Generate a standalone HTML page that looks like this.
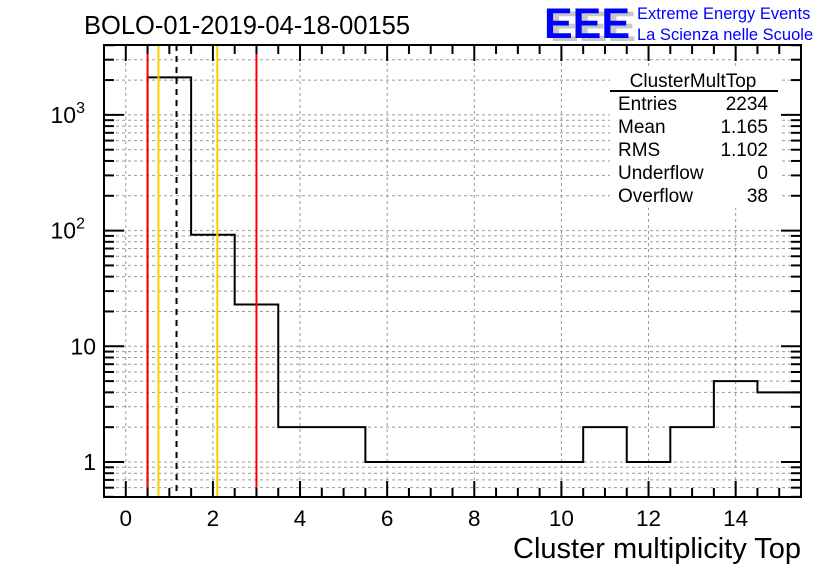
<!DOCTYPE html>
<html><head><meta charset="utf-8"><style>
body{margin:0;background:#fff;}
svg text{font-family:"Liberation Sans",sans-serif;}
</style></head><body>
<svg id="c" width="836" height="572" xmlns="http://www.w3.org/2000/svg"></svg>
<script>
const binEdges=[-0.5,0.5,1.5,2.5,3.5,4.5,5.5,6.5,7.5,8.5,9.5,10.5,11.5,12.5,13.5,14.5,15.5];
const counts=[0,2110,92,23,2,2,1,1,1,1,1,2,1,2,5,4];
const xTicks=[0,2,4,6,8,10,12,14];
const yTickVals=[1,10,100,1000];
const yTickLabels=["1","10","10²","10³"];
const redLines=[0.5,3.0];
const orangeLines=[0.75,2.1];
const meanLine=[1.165];
const statsLabels=["Entries","Mean","RMS","Underflow","Overflow"];
const statsValues=["2234","1.165","1.102","0","38"];

const L=104,R=801,T=45,B=497;
const xMin=-0.5,xMax=15.5;
const X=v=>L+(v-xMin)/(xMax-xMin)*(R-L);
const Y=v=>462-Math.log10(v)*115.7;
const ns="http://www.w3.org/2000/svg";
const svg=document.getElementById('c');
function mk(t,a,p){const e=document.createElementNS(ns,t);for(const k in a)e.setAttribute(k,a[k]);(p||svg).appendChild(e);return e;}

const g=mk('g',{});


xTicks.forEach(v=>{mk('line',{x1:X(v),x2:X(v),y1:T,y2:B,stroke:'#999','stroke-dasharray':'3,3','stroke-width':1},g);});
for(let d=-1;d<=3;d++){for(let m=1;m<10;m++){const v=m*Math.pow(10,d);const y=Y(v);if(y<T||y>B)continue;
mk('line',{x1:L,x2:R,y1:y,y2:y,stroke:'#999','stroke-dasharray':'3,3','stroke-width':1},g);}}

let d='';
for(let i=0;i<counts.length;i++){const y=counts[i]>0?Y(counts[i]):B;
if(i===0)d+=`M${X(binEdges[0])},${y}`;else d+=`L${X(binEdges[i])},${y}`;
d+=`L${X(binEdges[i+1])},${y}`;}
const h=mk('path',{d:d,fill:'none',stroke:'#000','stroke-width':2});



redLines.forEach(v=>{const e=mk('line',{x1:X(v),x2:X(v),y1:T,y2:B,stroke:'#f00','stroke-width':2});

});
orangeLines.forEach(v=>{const e=mk('line',{x1:X(v),x2:X(v),y1:T,y2:B,stroke:'#fc0','stroke-width':2});

});
meanLine.forEach(v=>{const e=mk('line',{x1:X(v),x2:X(v),y1:T,y2:B,stroke:'#000','stroke-width':2,'stroke-dasharray':'6,5'});

});

const f=mk('rect',{x:L,y:T,width:R-L,height:B-T,fill:'none',stroke:'#000','stroke-width':2});



for(let v=0;v<=15.001;v+=0.5){const major=Math.abs(v%2)<1e-6;const len=major?16:9;
mk('line',{x1:X(v),x2:X(v),y1:B,y2:B-len,stroke:'#000','stroke-width':2});
mk('line',{x1:X(v),x2:X(v),y1:T,y2:T+len,stroke:'#000','stroke-width':2});}
xTicks.forEach(v=>{const t=mk('text',{x:X(v),y:B+29,'font-size':22.5,'text-anchor':'middle'});t.textContent=v;

});
for(let dd=-1;dd<=3;dd++){for(let m=1;m<10;m++){const v=m*Math.pow(10,dd);const y=Y(v);if(y<T||y>B)continue;const len=m===1?20:10;
mk('line',{x1:L,x2:L+len,y1:y,y2:y,stroke:'#000','stroke-width':2});
mk('line',{x1:R,x2:R-len,y1:y,y2:y,stroke:'#000','stroke-width':2});}}
yTickVals.forEach((v,i)=>{const t=mk('text',{x:L-8,y:Y(v)+8,'font-size':23,'text-anchor':'end'});
const lab=yTickLabels[i];
if(lab.length>2&&lab.indexOf('10')===0){t.textContent='10';const s=mk('tspan',{dy:-10,'font-size':16},t);s.textContent=lab==='10²'?'2':'3';t.setAttribute('x',L-19);}
else t.textContent=lab;

});

let t=mk('text',{x:84,y:34,'font-size':25.5});t.textContent='BOLO-01-2019-04-18-00155';

t=mk('text',{x:801,y:558,'font-size':29,'text-anchor':'end'});t.textContent='Cluster multiplicity Top';


const lg=mk('g',{});

t=mk('text',{x:550,y:41,'font-size':43,'font-weight':'bold',fill:'#c8c8c8'},lg);t.textContent='EEE';
t=mk('text',{x:544,y:38,'font-size':43,'font-weight':'bold',fill:'#00f'},lg);t.textContent='EEE';
t=mk('text',{x:637,y:19,'font-size':16.5,fill:'#00f'},lg);t.textContent='Extreme Energy Events';
t=mk('text',{x:637,y:40,'font-size':16.5,fill:'#00f'},lg);t.textContent='La Scienza nelle Scuole';

const sb=mk('g',{});

mk('rect',{x:610,y:68,width:170,height:140,fill:'#fff'},sb);
t=mk('text',{x:693,y:87,'font-size':19,'text-anchor':'middle'},sb);t.textContent='ClusterMultTop';
mk('line',{x1:610,x2:778,y1:91,y2:91,stroke:'#000','stroke-width':2},sb);
statsLabels.forEach((s,i)=>{const y=110+i*23;
let a=mk('text',{x:618,y:y,'font-size':19},sb);a.textContent=s;
a=mk('text',{x:768,y:y,'font-size':19,'text-anchor':'end'},sb);a.textContent=statsValues[i];});
</script>
</body></html>
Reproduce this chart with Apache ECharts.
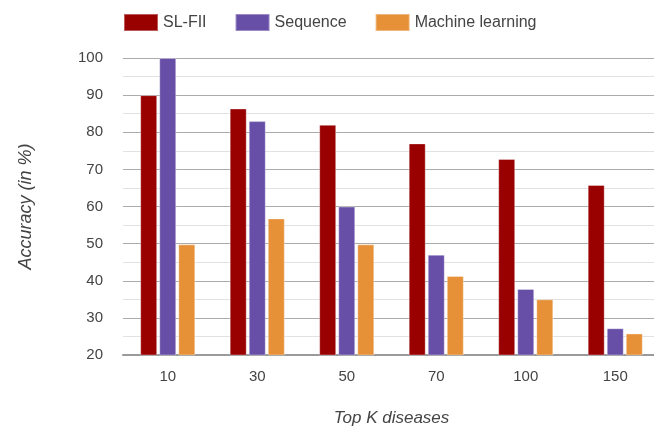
<!DOCTYPE html>
<html>
<head>
<meta charset="utf-8">
<script src="https://cdn.jsdelivr.net/npm/echarts@6/dist/echarts.min.js"></script>
<style>
html,body{margin:0;padding:0;background:#fff;}
#chart{width:654px;height:426px;}
</style>
</head>
<body>
<div id="chart"></div>
<script>
const categories = ['10', '30', '50', '70', '100', '150'];
const slfii = [90, 86.4, 82, 77, 72.8, 65.8];
const sequence = [100, 83, 60, 47, 37.8, 27.2];
const machineLearning = [49.8, 56.8, 49.8, 41.3, 35, 25.8];
const seriesNames = ['SL-FII', 'Sequence', 'Machine learning'];
const colors = ['#990000', '#674EA7', '#E69138'];

const font = 'Liberation Sans, Arial, sans-serif';
const chart = echarts.init(document.getElementById('chart'), null, {renderer: 'canvas'});
const barStyle = (c) => ({color: c, borderColor: 'rgba(255,255,255,0.35)', borderWidth: 1});
chart.setOption({
  animation: false,
  color: colors,
  legend: {
    left: 123, top: 13, padding: 0,
    itemWidth: 34, itemHeight: 17, itemGap: 28,
    icon: 'rect',
    textStyle: {fontFamily: font, fontSize: 16, color: '#444'},
    data: seriesNames
  },
  grid: {left: 123, right: -6, top: 58, bottom: 71, containLabel: false, outerBoundsMode: 'none'},
  xAxis: {
    type: 'category',
    data: categories,
    axisTick: {show: false},
    axisLine: {lineStyle: {color: '#9a9a9a', width: 2}},
    axisLabel: {fontFamily: font, fontSize: 15, color: '#444', margin: 14},
    name: 'Top K diseases',
    nameLocation: 'middle',
    nameGap: 55,
    nameTextStyle: {fontFamily: font, fontSize: 17, fontStyle: 'italic', color: '#444'}
  },
  yAxis: {
    type: 'value',
    min: 20, max: 100, interval: 10,
    axisLine: {show: false},
    axisTick: {show: false},
    axisLabel: {fontFamily: font, fontSize: 15, color: '#444', margin: 20},
    splitLine: {lineStyle: {color: '#ababab', width: 1}},
    minorTick: {show: false, splitNumber: 2},
    minorSplitLine: {show: true, lineStyle: {color: '#e2e2e2', width: 1}},
    name: 'Accuracy (in %)',
    nameLocation: 'middle',
    nameGap: 88,
    nameTextStyle: {fontFamily: font, fontSize: 18, fontStyle: 'italic', color: '#444'}
  },
  series: [
    {name: seriesNames[0], type: 'bar', data: slfii, barWidth: 17, barGap: '12%', itemStyle: barStyle(colors[0])},
    {name: seriesNames[1], type: 'bar', data: sequence, barWidth: 17, barGap: '12%', itemStyle: barStyle(colors[1])},
    {name: seriesNames[2], type: 'bar', data: machineLearning, barWidth: 17, barGap: '12%', itemStyle: barStyle(colors[2])}
  ]
});
</script>
</body>
</html>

· · · ·

## What this task involves
Starting at the line that contains "Reproduce this chart with Apache ECharts." and ending at the line that contains "const colors = ['#990000', '#674EA7', '#E69138'];", give the lines again exactly. Do not include the pictures.

## Expected output
Reproduce this chart with Apache ECharts.
<!DOCTYPE html>
<html>
<head>
<meta charset="utf-8">
<script src="https://cdn.jsdelivr.net/npm/echarts@6/dist/echarts.min.js"></script>
<style>
html,body{margin:0;padding:0;background:#fff;}
#chart{width:654px;height:426px;}
</style>
</head>
<body>
<div id="chart"></div>
<script>
const categories = ['10', '30', '50', '70', '100', '150'];
const slfii = [90, 86.4, 82, 77, 72.8, 65.8];
const sequence = [100, 83, 60, 47, 37.8, 27.2];
const machineLearning = [49.8, 56.8, 49.8, 41.3, 35, 25.8];
const seriesNames = ['SL-FII', 'Sequence', 'Machine learning'];
const colors = ['#990000', '#674EA7', '#E69138'];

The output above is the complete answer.